Morrer é voltar para as estrelas

(Resenha publicada por Luigi Ricciardi originalmente no Acrópole Revisitada)

Dizem, muitos dos filósofos que se dedicam a pensar sobre a morte e sua relação com as sociedades, que a experiência de morte é intransferível e jamais, deveras, compartilhada. O luto, a saudade e a dor sim são elementos que compartilhamos quando alguém querido de nosso entorno nos deixa (com ou sem aviso). Entretanto, a experiência da morte seria única, pertencente a cada ser, à sua maneira. A nossa morte é única, embora a ideia de morte seja partilhada.

O que dizer então sobre as pequenas mortes que temos no cotidiano da vida (não falo da petite mort, essa que nos transcende)? Se  biologicamente não morremos de supetão, pois o corpo vai envelhecendo pouco a pouco e, assim, morrendo, o que dizer das mortes dos sonhos, dos amores, das coisas queridas como um todo? A morte rouba os amores que nunca, de fato, nos pertenceram. Essas podem ser compartilhadas.

Aliás, amor e morte, geralmente classificados como opostos e distantes, tendem a se tocar muitas vezes na vida. Por isso o título “Amortalha” foi uma ótima escolha vocabular de Matheus Arcaro para seu livro de contos, publicado pela Patuá em 2017. O que o título quer mesmo dizer? Apenas vestir com mortalha um corpo morto ou relacionar amor e morte em uma só palavra que cobre o ser humano em sua total existência? A resposta fica para o leitor.

A morte pode significar um certo renascimento como em “Fora do ar”, conto pincelado de fantástico, que substitui o “assistir” pelo “ver”, da passividade à ação. A poeticidade da morte, pelo olhar de uma criança em “Pra onde a gente vai?” é ligada ao ciclo da vida: não se vai, fica-se, renova-se. Há várias mortes que tocam a personagem Sara em o conto “Fé”, um esquartejamento de esperanças que vai decepando os membros dessa fé nas coisas, para salvar o amor que tem.

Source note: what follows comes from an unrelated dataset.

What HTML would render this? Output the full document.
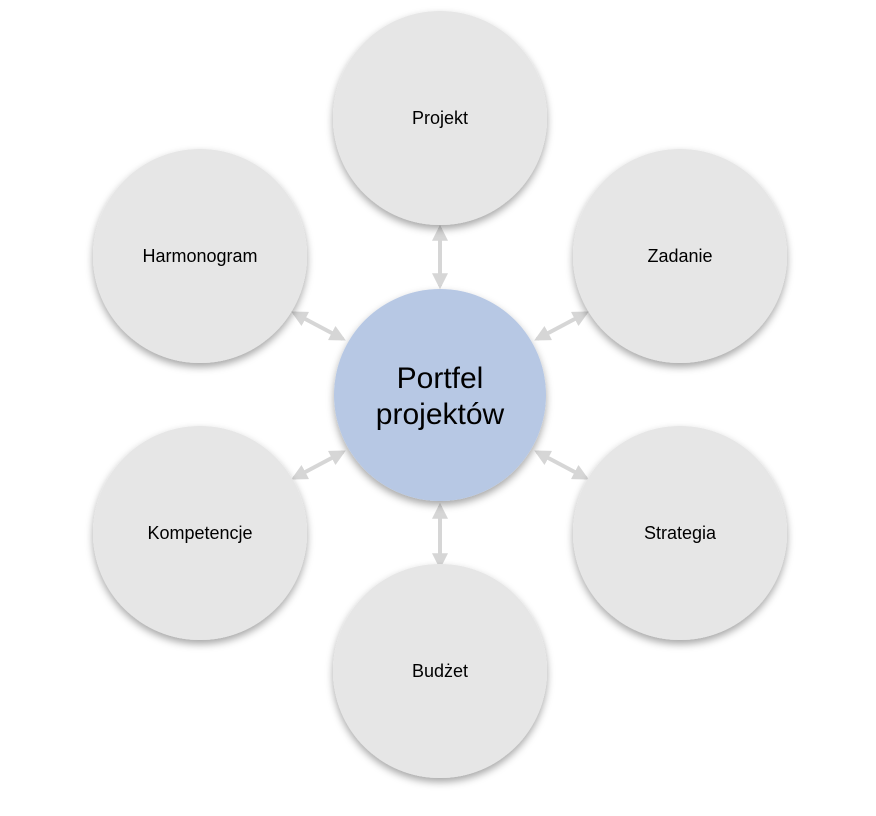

Como classificar a morte da esperança de um professor, que faz brilhar os olhos de um aluno, cujo comportamento futuro, acrescido de desculpas, destrói um corpo surrado pelo trabalho e tempo? E a morte dos sonhos de uma criança, que após passar anos conjecturando coisas, deixa-se levar à vontade dos outros? São mortes ressignificadas, transvestidas de não morte.

Mas também há, no livro, a morte mais dura, a inevitável foice à qual renunciamos quando ela aparece no portão a assombrar. Em “D. Nenê”, a luta contra a inevitabilidade é dramática. É também uma luta contra o esquecimento e o abandono. Uma luta perdida de antemão. Há também a morte de um amor, que só funciona quando mudo. Sons e palavras são facas assassinas em “Palavras mudas”.

O tragicômico também tem espaço no livro de Arcaro. Em “Linha da vida”, um filósofo trabalha em um centro de atendimento ao depressivo. Atende pessoas que têm vontade de se matar e buscam auxílio para não executar tal ato justamente nesse centro de atendimento. O olhar do filósofo, fatalmente, incentivará, sem querer, a fatalidade.

Destaque ainda para “Salvação”. Contos que trazem uma espécie de reatualização da personagem Baleia de Graciliano Ramos são sempre contos que trazem no seu bojo o amor e a morte de mãos dadas. Com bons momentos poéticos a permear as narrativas, “Amortalha” é um livro para se ler com coração e foice lado a lado.